| The request |
Transcribe each line of the material as it is, and drop any picture.

##### Recorded data #####

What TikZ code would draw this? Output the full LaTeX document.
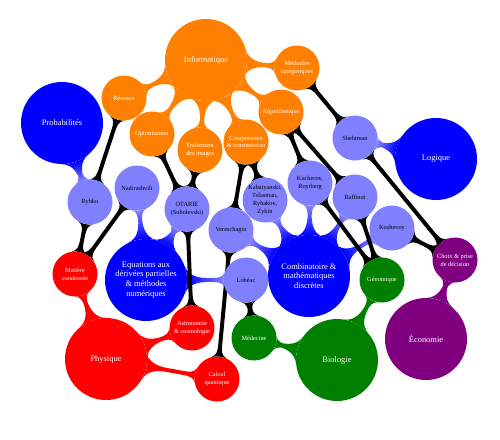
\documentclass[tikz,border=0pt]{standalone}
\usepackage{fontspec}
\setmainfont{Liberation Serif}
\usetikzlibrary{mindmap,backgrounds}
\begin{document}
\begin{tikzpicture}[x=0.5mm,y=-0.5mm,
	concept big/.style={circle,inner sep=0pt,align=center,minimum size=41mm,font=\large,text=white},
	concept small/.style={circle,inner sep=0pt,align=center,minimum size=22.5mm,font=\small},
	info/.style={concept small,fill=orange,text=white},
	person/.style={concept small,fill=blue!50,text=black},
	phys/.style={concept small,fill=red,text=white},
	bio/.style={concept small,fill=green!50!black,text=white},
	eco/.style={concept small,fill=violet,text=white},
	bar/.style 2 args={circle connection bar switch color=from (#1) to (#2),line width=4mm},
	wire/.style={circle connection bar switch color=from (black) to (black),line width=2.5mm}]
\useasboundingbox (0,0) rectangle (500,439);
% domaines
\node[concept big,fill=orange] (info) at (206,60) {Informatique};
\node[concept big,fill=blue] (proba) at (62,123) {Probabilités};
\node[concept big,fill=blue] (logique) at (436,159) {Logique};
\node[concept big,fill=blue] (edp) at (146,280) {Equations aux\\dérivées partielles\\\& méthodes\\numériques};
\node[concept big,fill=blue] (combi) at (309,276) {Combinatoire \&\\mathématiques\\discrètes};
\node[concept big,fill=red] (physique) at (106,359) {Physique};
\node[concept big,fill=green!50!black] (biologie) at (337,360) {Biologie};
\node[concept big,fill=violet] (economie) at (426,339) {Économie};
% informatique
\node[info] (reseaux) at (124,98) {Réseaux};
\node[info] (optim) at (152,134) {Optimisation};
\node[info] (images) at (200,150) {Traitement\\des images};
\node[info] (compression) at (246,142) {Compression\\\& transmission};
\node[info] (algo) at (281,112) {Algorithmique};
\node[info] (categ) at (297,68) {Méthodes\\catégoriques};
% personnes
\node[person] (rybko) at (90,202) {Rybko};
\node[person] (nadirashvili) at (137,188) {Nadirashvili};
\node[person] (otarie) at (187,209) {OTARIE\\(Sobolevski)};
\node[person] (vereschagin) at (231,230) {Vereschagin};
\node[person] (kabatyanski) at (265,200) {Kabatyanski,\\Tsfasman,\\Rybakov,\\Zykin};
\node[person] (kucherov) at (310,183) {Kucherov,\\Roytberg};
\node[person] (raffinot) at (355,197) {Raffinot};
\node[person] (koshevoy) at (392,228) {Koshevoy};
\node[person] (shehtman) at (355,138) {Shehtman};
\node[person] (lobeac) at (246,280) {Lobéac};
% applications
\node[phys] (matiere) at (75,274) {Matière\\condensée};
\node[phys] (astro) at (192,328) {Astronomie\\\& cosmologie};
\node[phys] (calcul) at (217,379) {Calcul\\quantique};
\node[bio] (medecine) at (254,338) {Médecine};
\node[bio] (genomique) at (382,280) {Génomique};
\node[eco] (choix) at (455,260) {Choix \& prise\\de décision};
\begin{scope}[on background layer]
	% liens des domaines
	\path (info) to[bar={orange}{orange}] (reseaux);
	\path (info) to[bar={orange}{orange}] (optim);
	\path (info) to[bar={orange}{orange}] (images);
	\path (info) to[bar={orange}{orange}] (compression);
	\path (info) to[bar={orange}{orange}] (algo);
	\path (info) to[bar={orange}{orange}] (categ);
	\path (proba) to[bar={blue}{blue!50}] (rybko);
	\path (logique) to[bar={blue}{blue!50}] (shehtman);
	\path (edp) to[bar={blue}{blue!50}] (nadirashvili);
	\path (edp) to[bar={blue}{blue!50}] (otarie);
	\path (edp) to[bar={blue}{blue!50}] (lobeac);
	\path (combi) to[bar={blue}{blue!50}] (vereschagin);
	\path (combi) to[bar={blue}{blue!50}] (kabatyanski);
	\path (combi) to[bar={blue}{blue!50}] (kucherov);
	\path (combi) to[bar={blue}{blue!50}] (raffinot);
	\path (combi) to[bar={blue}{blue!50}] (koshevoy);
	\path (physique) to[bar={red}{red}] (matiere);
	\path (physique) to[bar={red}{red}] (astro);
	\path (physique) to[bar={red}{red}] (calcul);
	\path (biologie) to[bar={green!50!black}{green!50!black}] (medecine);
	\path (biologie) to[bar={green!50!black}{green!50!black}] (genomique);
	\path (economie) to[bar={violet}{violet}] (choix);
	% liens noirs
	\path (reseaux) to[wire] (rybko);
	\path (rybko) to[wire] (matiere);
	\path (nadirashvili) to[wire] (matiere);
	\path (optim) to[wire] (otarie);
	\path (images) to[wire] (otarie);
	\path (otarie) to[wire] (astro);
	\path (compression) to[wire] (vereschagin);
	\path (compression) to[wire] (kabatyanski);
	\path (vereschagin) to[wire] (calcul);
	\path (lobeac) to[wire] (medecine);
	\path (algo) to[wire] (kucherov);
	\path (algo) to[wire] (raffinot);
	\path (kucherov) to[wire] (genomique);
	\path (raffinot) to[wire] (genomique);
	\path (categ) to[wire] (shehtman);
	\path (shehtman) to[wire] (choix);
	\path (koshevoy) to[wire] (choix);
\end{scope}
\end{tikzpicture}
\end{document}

#####

| Correct output |
What TikZ code would draw this? Output the full LaTeX document.
\documentclass[tikz,border=0pt]{standalone}
\usepackage{fontspec}
\setmainfont{Liberation Serif}
\usetikzlibrary{mindmap,backgrounds}
\begin{document}
\begin{tikzpicture}[x=0.5mm,y=-0.5mm,
	concept big/.style={circle,inner sep=0pt,align=center,minimum size=41mm,font=\large,text=white},
	concept small/.style={circle,inner sep=0pt,align=center,minimum size=22.5mm,font=\small},
	info/.style={concept small,fill=orange,text=white},
	person/.style={concept small,fill=blue!50,text=black},
	phys/.style={concept small,fill=red,text=white},
	bio/.style={concept small,fill=green!50!black,text=white},
	eco/.style={concept small,fill=violet,text=white},
	bar/.style 2 args={circle connection bar switch color=from (#1) to (#2),line width=4mm},
	wire/.style={circle connection bar switch color=from (black) to (black),line width=2.5mm}]
\useasboundingbox (0,0) rectangle (500,439);
% domaines
\node[concept big,fill=orange] (info) at (206,60) {Informatique};
\node[concept big,fill=blue] (proba) at (62,123) {Probabilités};
\node[concept big,fill=blue] (logique) at (436,159) {Logique};
\node[concept big,fill=blue] (edp) at (146,280) {Equations aux\\dérivées partielles\\\& méthodes\\numériques};
\node[concept big,fill=blue] (combi) at (309,276) {Combinatoire \&\\mathématiques\\discrètes};
\node[concept big,fill=red] (physique) at (106,359) {Physique};
\node[concept big,fill=green!50!black] (biologie) at (337,360) {Biologie};
\node[concept big,fill=violet] (economie) at (426,339) {Économie};
% informatique
\node[info] (reseaux) at (124,98) {Réseaux};
\node[info] (optim) at (152,134) {Optimisation};
\node[info] (images) at (200,150) {Traitement\\des images};
\node[info] (compression) at (246,142) {Compression\\\& transmission};
\node[info] (algo) at (281,112) {Algorithmique};
\node[info] (categ) at (297,68) {Méthodes\\catégoriques};
% personnes
\node[person] (rybko) at (90,202) {Rybko};
\node[person] (nadirashvili) at (137,188) {Nadirashvili};
\node[person] (otarie) at (187,209) {OTARIE\\(Sobolevski)};
\node[person] (vereschagin) at (231,230) {Vereschagin};
\node[person] (kabatyanski) at (265,200) {Kabatyanski,\\Tsfasman,\\Rybakov,\\Zykin};
\node[person] (kucherov) at (310,183) {Kucherov,\\Roytberg};
\node[person] (raffinot) at (355,197) {Raffinot};
\node[person] (koshevoy) at (392,228) {Koshevoy};
\node[person] (shehtman) at (355,138) {Shehtman};
\node[person] (lobeac) at (246,280) {Lobéac};
% applications
\node[phys] (matiere) at (75,274) {Matière\\condensée};
\node[phys] (astro) at (192,328) {Astronomie\\\& cosmologie};
\node[phys] (calcul) at (217,379) {Calcul\\quantique};
\node[bio] (medecine) at (254,338) {Médecine};
\node[bio] (genomique) at (382,280) {Génomique};
\node[eco] (choix) at (455,260) {Choix \& prise\\de décision};
\begin{scope}[on background layer]
	% liens des domaines
	\path (info) to[bar={orange}{orange}] (reseaux);
	\path (info) to[bar={orange}{orange}] (optim);
	\path (info) to[bar={orange}{orange}] (images);
	\path (info) to[bar={orange}{orange}] (compression);
	\path (info) to[bar={orange}{orange}] (algo);
	\path (info) to[bar={orange}{orange}] (categ);
	\path (proba) to[bar={blue}{blue!50}] (rybko);
	\path (logique) to[bar={blue}{blue!50}] (shehtman);
	\path (edp) to[bar={blue}{blue!50}] (nadirashvili);
	\path (edp) to[bar={blue}{blue!50}] (otarie);
	\path (edp) to[bar={blue}{blue!50}] (lobeac);
	\path (combi) to[bar={blue}{blue!50}] (vereschagin);
	\path (combi) to[bar={blue}{blue!50}] (kabatyanski);
	\path (combi) to[bar={blue}{blue!50}] (kucherov);
	\path (combi) to[bar={blue}{blue!50}] (raffinot);
	\path (combi) to[bar={blue}{blue!50}] (koshevoy);
	\path (physique) to[bar={red}{red}] (matiere);
	\path (physique) to[bar={red}{red}] (astro);
	\path (physique) to[bar={red}{red}] (calcul);
	\path (biologie) to[bar={green!50!black}{green!50!black}] (medecine);
	\path (biologie) to[bar={green!50!black}{green!50!black}] (genomique);
	\path (economie) to[bar={violet}{violet}] (choix);
	% liens noirs
	\path (reseaux) to[wire] (rybko);
	\path (rybko) to[wire] (matiere);
	\path (nadirashvili) to[wire] (matiere);
	\path (optim) to[wire] (otarie);
	\path (images) to[wire] (otarie);
	\path (otarie) to[wire] (astro);
	\path (compression) to[wire] (vereschagin);
	\path (compression) to[wire] (kabatyanski);
	\path (vereschagin) to[wire] (calcul);
	\path (lobeac) to[wire] (medecine);
	\path (algo) to[wire] (kucherov);
	\path (algo) to[wire] (raffinot);
	\path (kucherov) to[wire] (genomique);
	\path (raffinot) to[wire] (genomique);
	\path (categ) to[wire] (shehtman);
	\path (shehtman) to[wire] (choix);
	\path (koshevoy) to[wire] (choix);
\end{scope}
\end{tikzpicture}
\end{document}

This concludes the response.